Trucks eventually devastated the railroad’s core business of limestone and lime. Rubber-tired competition, combined with poor service given by the Pennsylvania Railroad and its successor Penn Central, led to a decline from 204,000 tons carried in 1960 to 112,000 in 1972.

San Francisco-based Kyle Railways, an operator of short lines in several states, acquired the Bellefonte Central in 1975 but failed to reverse the downward trend. In 1982, a national economic recession led to an indefinite shut down of the Gyp, then owned by Canada-based Domtar. Absent its only shipper, the Bellefonte Central operated its last train on June 30 of that year. Over the next few years, most of the railroad’s assets were sold or transferred to other Kyle railroads.

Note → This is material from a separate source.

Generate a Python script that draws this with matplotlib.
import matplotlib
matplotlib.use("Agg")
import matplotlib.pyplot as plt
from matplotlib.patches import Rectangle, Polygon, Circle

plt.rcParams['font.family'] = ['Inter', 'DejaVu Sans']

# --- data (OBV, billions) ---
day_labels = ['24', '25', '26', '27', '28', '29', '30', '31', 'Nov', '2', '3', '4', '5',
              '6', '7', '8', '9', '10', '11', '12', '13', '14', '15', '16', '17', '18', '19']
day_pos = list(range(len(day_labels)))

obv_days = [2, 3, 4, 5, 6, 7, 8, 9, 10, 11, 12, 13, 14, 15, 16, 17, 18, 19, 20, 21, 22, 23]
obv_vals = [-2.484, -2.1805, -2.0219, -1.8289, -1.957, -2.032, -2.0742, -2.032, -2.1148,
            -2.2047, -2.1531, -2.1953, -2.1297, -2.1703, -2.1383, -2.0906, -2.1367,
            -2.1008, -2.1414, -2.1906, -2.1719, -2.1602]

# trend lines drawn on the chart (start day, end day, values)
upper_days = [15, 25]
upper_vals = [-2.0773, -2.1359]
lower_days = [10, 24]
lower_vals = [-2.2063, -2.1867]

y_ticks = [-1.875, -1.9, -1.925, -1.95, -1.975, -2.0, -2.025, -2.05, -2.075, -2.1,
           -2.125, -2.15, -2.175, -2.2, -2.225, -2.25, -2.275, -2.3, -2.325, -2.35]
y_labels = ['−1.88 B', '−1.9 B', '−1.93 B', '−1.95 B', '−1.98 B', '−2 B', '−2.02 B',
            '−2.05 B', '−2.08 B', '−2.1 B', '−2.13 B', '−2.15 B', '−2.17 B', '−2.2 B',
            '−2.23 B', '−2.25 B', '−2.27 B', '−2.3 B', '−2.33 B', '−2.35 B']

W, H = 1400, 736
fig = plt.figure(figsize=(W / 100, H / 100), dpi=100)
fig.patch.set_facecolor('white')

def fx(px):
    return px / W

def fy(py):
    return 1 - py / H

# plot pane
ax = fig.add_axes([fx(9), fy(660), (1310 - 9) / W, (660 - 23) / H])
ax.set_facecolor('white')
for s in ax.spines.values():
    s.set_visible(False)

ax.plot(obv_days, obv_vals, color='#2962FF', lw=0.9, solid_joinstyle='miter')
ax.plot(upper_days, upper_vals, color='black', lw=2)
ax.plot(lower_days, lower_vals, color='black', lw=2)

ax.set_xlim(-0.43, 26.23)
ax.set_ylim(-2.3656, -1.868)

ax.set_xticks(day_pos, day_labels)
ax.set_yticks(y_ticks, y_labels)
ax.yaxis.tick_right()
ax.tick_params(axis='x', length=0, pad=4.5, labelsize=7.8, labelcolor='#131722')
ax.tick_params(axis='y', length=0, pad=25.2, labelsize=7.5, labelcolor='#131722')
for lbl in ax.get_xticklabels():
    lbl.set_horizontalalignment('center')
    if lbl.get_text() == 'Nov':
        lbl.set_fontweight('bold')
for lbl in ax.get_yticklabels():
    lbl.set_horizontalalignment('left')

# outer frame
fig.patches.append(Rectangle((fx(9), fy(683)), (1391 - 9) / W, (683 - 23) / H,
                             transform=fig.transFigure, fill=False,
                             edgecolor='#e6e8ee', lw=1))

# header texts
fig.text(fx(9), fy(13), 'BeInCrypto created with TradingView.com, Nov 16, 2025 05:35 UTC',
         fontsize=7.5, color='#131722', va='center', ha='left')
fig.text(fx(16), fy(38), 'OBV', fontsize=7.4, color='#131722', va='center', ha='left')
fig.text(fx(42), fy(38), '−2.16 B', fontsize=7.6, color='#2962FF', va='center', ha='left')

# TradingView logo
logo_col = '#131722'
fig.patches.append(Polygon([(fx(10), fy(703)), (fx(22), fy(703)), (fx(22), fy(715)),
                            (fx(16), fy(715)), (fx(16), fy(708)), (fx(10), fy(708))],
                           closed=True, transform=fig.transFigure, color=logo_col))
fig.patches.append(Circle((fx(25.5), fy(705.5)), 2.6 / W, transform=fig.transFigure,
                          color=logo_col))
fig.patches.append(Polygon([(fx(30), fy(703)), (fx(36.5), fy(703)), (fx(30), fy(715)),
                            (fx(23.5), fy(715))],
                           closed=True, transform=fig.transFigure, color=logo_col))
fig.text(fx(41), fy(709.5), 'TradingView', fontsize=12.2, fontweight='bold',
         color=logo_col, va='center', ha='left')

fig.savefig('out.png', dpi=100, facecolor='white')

The Bellefonte Central had secured much of its right of way by means of easements rather than outright purchase, with the proviso that should the right of way cease being used as a railroad, it would revert to adjacent landowners. Most landowners initially expressed little enthusiasm for repurposing the railroad line as a hiking and biking trail. But as popular enthusiasm for rails-to-trails ventures burgeoned statewide, Penn State and local municipalities revisited the idea.

Eventually a 1.3-mile segment of improved rail trail was constructed, starting near the end of McKee Street in State College and extending eastward, passing through the newly established Arboretum at Penn State. Several miles of largely unimproved rail trail extended beyond to Toftrees. Additional extensions, including one beginning at the Bellefonte end and working west, remain under consideration.

Michael Bezilla


Sources:

Bezilla, Michael and Jack Rudnicki. Rails to Penn State: The Story of the Bellefonte Central. Mechanicsburg, Pa.: Stackpole Books, 2007.

Simpson, Paul D. “The Bellefonte Central Railroad,” Railway and Locomotive Historical Society Bulletin, October 1967, pp. 7-17.